Gai subsided, and Kakashi just nodded indifferently. Ibiki strode down the corridor to the apartment door, braced himself, and then knocked.

A rather nondescript young woman opened the door – brown hair, pale brown eyes, regular features. She was a spy's dream come true – the ultimate unnoticed person in the background. "Yes?" she asked, in a soft voice.

Ibiki cleared his throat. "My name is Morino Ibiki. I know it's rather sudden, but…" he was interrupted by Gai tapping his shoulder. Ibiki shot Gai a glare that would have frozen a supernova. Completely unfazed by it, Gai pointed to where Konohamaru, the grandson of the Third Hokage, was climbing up the stairs with a number of scantily-dressed females.

"Hey Ibiki!" he waved. "Took me some time to find you, but what do you think of these girls, eh? Anyone of them interest you?" The girls around him all cooed and giggled, throwing kisses at Ibiki, or wrapping themselves around Konohamaru.
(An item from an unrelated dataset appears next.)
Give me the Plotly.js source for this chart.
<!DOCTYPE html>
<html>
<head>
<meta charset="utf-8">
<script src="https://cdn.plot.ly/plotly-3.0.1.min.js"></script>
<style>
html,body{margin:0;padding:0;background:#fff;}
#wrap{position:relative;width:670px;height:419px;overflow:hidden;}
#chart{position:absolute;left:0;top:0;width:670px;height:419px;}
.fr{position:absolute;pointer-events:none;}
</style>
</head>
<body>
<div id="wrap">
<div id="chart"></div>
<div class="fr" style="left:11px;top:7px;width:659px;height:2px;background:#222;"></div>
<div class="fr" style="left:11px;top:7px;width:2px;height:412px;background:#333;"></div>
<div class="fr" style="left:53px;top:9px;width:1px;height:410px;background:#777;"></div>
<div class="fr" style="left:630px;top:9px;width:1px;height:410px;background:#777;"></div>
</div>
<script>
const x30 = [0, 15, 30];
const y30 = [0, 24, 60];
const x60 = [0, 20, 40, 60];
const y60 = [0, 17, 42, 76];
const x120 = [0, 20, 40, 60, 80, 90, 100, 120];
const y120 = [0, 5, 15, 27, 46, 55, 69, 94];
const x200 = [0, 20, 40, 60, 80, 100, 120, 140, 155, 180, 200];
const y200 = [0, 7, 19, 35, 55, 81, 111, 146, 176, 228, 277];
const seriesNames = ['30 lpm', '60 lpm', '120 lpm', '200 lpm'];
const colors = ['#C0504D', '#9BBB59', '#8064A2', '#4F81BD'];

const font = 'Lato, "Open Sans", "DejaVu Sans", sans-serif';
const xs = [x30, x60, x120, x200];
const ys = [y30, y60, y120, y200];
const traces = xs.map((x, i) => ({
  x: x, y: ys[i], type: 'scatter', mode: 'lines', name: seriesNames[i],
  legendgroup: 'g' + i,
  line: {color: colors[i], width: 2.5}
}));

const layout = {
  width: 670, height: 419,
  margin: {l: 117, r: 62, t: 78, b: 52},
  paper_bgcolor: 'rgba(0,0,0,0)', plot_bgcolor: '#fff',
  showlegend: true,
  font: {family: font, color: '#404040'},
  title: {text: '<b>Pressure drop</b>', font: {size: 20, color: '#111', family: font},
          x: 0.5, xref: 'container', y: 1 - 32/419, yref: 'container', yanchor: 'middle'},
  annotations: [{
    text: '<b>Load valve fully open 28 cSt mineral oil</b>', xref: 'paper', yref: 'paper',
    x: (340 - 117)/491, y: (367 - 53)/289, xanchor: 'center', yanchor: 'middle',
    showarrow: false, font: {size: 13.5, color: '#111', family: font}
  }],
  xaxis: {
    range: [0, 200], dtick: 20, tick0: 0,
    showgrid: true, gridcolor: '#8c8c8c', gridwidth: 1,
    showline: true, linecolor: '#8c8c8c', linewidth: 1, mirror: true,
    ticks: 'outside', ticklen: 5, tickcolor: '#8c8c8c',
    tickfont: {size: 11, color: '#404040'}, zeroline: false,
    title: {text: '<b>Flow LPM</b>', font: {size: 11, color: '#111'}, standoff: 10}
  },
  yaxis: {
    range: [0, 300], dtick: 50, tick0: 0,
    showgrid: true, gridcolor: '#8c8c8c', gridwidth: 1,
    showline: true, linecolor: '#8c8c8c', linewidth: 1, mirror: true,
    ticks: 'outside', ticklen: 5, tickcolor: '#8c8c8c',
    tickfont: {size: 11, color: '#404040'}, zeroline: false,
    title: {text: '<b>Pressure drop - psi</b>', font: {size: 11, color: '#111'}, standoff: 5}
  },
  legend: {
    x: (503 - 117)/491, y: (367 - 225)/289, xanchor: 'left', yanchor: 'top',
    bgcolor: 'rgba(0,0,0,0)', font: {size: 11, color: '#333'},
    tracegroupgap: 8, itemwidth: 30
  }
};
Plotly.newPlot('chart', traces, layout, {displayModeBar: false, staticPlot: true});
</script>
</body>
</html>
Gai's eyes were bulging, and Kakashi was paying very close attention, for once.

Ibiki's ruminations on the probable fate of the young man before him – grandson to the Sandaime or not – were rudely interrupted by the soft closing and locking of the door of Seina's apartment.
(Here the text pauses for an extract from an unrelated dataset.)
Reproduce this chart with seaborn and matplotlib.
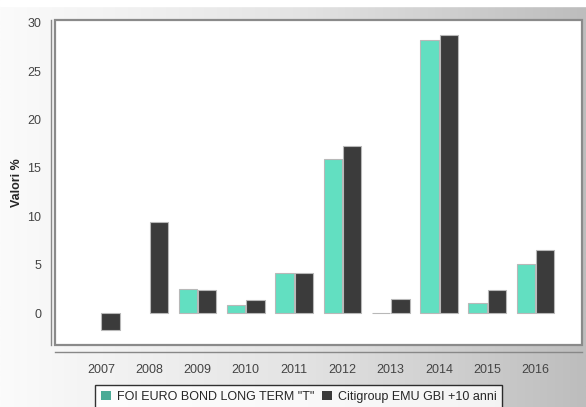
import numpy as np
import pandas as pd
import matplotlib
matplotlib.use("Agg")
import matplotlib.pyplot as plt
from matplotlib.colors import LinearSegmentedColormap
from matplotlib.patches import Rectangle
import seaborn as sns

# data
years = ["2007", "2008", "2009", "2010", "2011", "2012", "2013", "2014", "2015", "2016"]
fund = [np.nan, np.nan, 2.48, 0.86, 4.13, 15.9, 0.05, 28.2, 1.03, 5.09]
index = [-1.72, 9.45, 2.4, 1.37, 4.19, 17.3, 1.48, 28.8, 2.4, 6.53]
series_names = ['FOI EURO BOND LONG TERM "T"', "Citigroup EMU GBI +10 anni"]

df = pd.DataFrame({
    "Anno": years * 2,
    "Valore": fund + index,
    "Serie": [series_names[0]] * len(years) + [series_names[1]] * len(years),
})

sns.set_style("white")
plt.rcParams["font.family"] = ["Liberation Sans", "DejaVu Sans"]

fig = plt.figure(figsize=(5.86, 4.07), dpi=100)

# grey gradient backdrop
bg = fig.add_axes([0, 0, 1, 1], zorder=0)
grad = np.linspace(0, 1, 256).reshape(1, -1)
cmap = LinearSegmentedColormap.from_list("bg", ["#fbfbfb", "#e4e4e4", "#bdbdbd"])
bg.imshow(grad, aspect="auto", cmap=cmap, extent=[0, 1, 0, 1])
bg.axhspan(1 - 6 / 407, 1, color="white")
bg.set_xlim(0, 1)
bg.set_ylim(0, 1)
bg.axis("off")

ax = fig.add_axes([55 / 586, 1 - 345 / 407, 527 / 586, 325 / 407], zorder=1)
ax.set_facecolor("white")

palette = ["#62dfc1", "#3b3b3b"]
sns.barplot(data=df, x="Anno", y="Valore", hue="Serie", palette=palette,
            width=0.8, gap=0.05, edgecolor="#b8b8b8", linewidth=0.8,
            saturation=1, ax=ax, legend=False)

ax.set_xlim(-0.95, 9.96)
ax.set_ylim(-3.3, 30.3)
ax.set_yticks([0, 5, 10, 15, 20, 25, 30])
ax.set_xlabel("")
ax.set_ylabel("Valori %", fontsize=9, fontweight="bold", labelpad=3)

for side in ["top", "right"]:
    ax.spines[side].set_visible(False)
ax.spines["left"].set_position(("outward", 3))
ax.spines["bottom"].set_position(("outward", 5))
for side in ["left", "bottom"]:
    ax.spines[side].set_color("#888888")
    ax.spines[side].set_linewidth(1.0)
ax.add_patch(Rectangle((0, 0), 1, 1, transform=ax.transAxes, fill=False,
                       edgecolor="#8a8a8a", linewidth=1.6, clip_on=False, zorder=5))

ax.tick_params(axis="both", direction="out", length=4, width=0.8, color="#888888",
               labelsize=9, labelcolor="#444444")
ax.tick_params(axis="x", pad=5)
ax.tick_params(axis="y", pad=3)

handles = [Rectangle((0, 0), 1, 1, facecolor=c, edgecolor="none")
           for c in ["#4aab96", "#3b3b3b"]]
leg = fig.legend(handles, series_names, loc="upper left",
                 bbox_to_anchor=(95 / 586, 1 - 385 / 407), ncol=2, fontsize=9,
                 frameon=True, fancybox=False, handlelength=0.8, handleheight=0.8,
                 handletextpad=0.5, columnspacing=0.6, borderpad=0.45,
                 borderaxespad=0)
leg.get_frame().set_edgecolor("black")
leg.get_frame().set_linewidth(1.0)
leg.get_frame().set_facecolor("white")

fig.savefig("out.png", dpi=100)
"Wait, Seina-san!" he cried. "I can explain this!"

"No thank you," the answer came back firmly. "I saw the posters outside my apartment yesterday. You have some very interesting tastes, Morino Ibiki, but I'm afraid I don't share them."

No matter how much Ibiki continued to plead, or try to explain, she refused to open the door to him. Finally, he gave up and retreated down the stairwell, accompanied by Kakashi, Gai and Konohamaru – who had been given one of Gai's patented lectures on the vices of the shinobi. Even Ibiki couldn't come up with a punishment that would be more fitting for the young ninja, so he didn't bother. He took stock of his new situation, and realised something. Strangely, all the women had disappeared without Ibiki noticing.

"Where did all those women go?" he asked.

Konohamaru brightened, and then bit his thumb. "You want them back? I can get them back easily for you, watch: Kuchiyose-no-Jutsu!" With that, he ran his bloody thumb down a scroll and activated it. Instantly, the dozen scantily-clad ladies appeared in clouds of smoke. His chest puffed out proudly. "It took me two years to climb up to the most famous brothel in all the countries and get them to agree to the summoning. Behold the results!" He waved a hand lazily at the girls who were now busy cooing over him.

Ibiki couldn't believe his senses. What sort of IDIOT develops a summoning technique for prostitutes?